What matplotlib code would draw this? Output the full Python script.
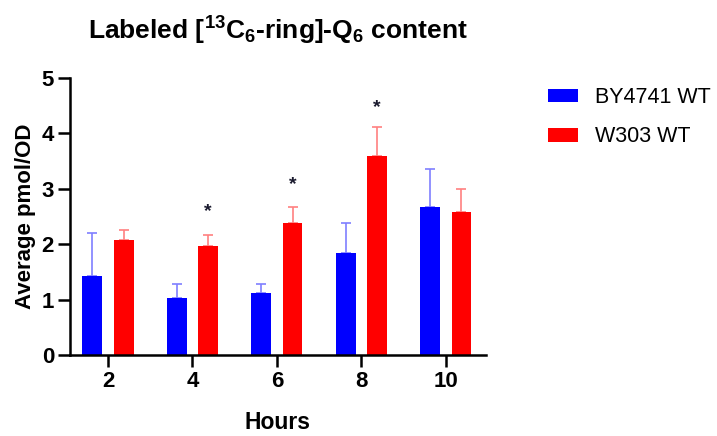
import matplotlib
matplotlib.use("Agg")
import matplotlib.pyplot as plt
import numpy as np

hours = [2, 4, 6, 8, 10]
by4741_mean = [1.43, 1.02, 1.11, 1.85, 2.68]
by4741_err = [0.77, 0.26, 0.17, 0.53, 0.68]
w303_mean = [2.08, 1.96, 2.39, 3.59, 2.59]
w303_err = [0.18, 0.21, 0.28, 0.53, 0.41]
significant = [False, True, True, True, False]
star_y = [None, 2.59, 3.07, 4.46, None]

plt.rcParams['font.family'] = ['Liberation Sans', 'DejaVu Sans']
plt.rcParams['mathtext.fontset'] = 'custom'
plt.rcParams['mathtext.bf'] = 'Liberation Sans:bold'
plt.rcParams['mathtext.rm'] = 'Liberation Sans:bold'
plt.rcParams['mathtext.default'] = 'bf'

fig = plt.figure(figsize=(7.17, 4.36), dpi=100)
ax = fig.add_axes([0.0976, 0.1858, 0.5802, 0.6353])

x = np.array(hours, dtype=float)
off = 0.37
w = 0.47
blue = '#0000ff'
red = '#ff0000'

ax.bar(x - off, by4741_mean, width=w, color=blue, label='BY4741 WT', zorder=2)
ax.bar(x + off, w303_mean, width=w, color=red, label='W303 WT', zorder=2)

err_kw = dict(fmt='none', capsize=3.6, elinewidth=1.2, capthick=1.2, zorder=1)
ax.errorbar(x - off, by4741_mean, yerr=[np.zeros(5), by4741_err],
            ecolor='#7f7fff', **err_kw)
ax.errorbar(x + off, w303_mean, yerr=[np.zeros(5), w303_err],
            ecolor='#ff8080', **err_kw)

for xi, sig, sy in zip(x, significant, star_y):
    if sig:
        ax.text(xi + off, sy, '*', ha='center', va='center', fontsize=14,
                fontweight='bold', color='#1a1a2e')

ax.set_xlim(1.1, 10.95)
ax.set_ylim(0, 5)
ax.set_xticks(hours)
ax.set_yticks([0, 1, 2, 3, 4, 5])
for s in ['top', 'right']:
    ax.spines[s].set_visible(False)
for s in ['left', 'bottom']:
    ax.spines[s].set_linewidth(1.8)
ax.tick_params(axis='both', length=8.5, width=1.8, labelsize=16, pad=3)
for lab in ax.get_xticklabels() + ax.get_yticklabels():
    lab.set_fontweight('bold')

ax.set_xlabel('Hours', fontsize=16.5, fontweight='bold', labelpad=14)
ax.set_ylabel('Average pmol/OD', fontsize=16, fontweight='bold', labelpad=4)
ax.set_title(r'Labeled [$^{13}$C$_6$-ring]-Q$_6$ content', fontsize=19,
             fontweight='bold', pad=28)

leg = ax.legend(loc='upper left', bbox_to_anchor=(1.149, 0.967), frameon=False,
                fontsize=15.5, handlelength=1.4, handleheight=0.6,
                handletextpad=0.8, labelspacing=0.85, borderpad=0,
                borderaxespad=0)

fig.savefig('out.png', dpi=100)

-=-=-=-=-

## What needs to be done
All lines in the data that contain the word "matplotlib" should be copied.

## Solution for this problem
What matplotlib code would draw this? Output the full Python script.
import matplotlib
matplotlib.use("Agg")
import matplotlib.pyplot as plt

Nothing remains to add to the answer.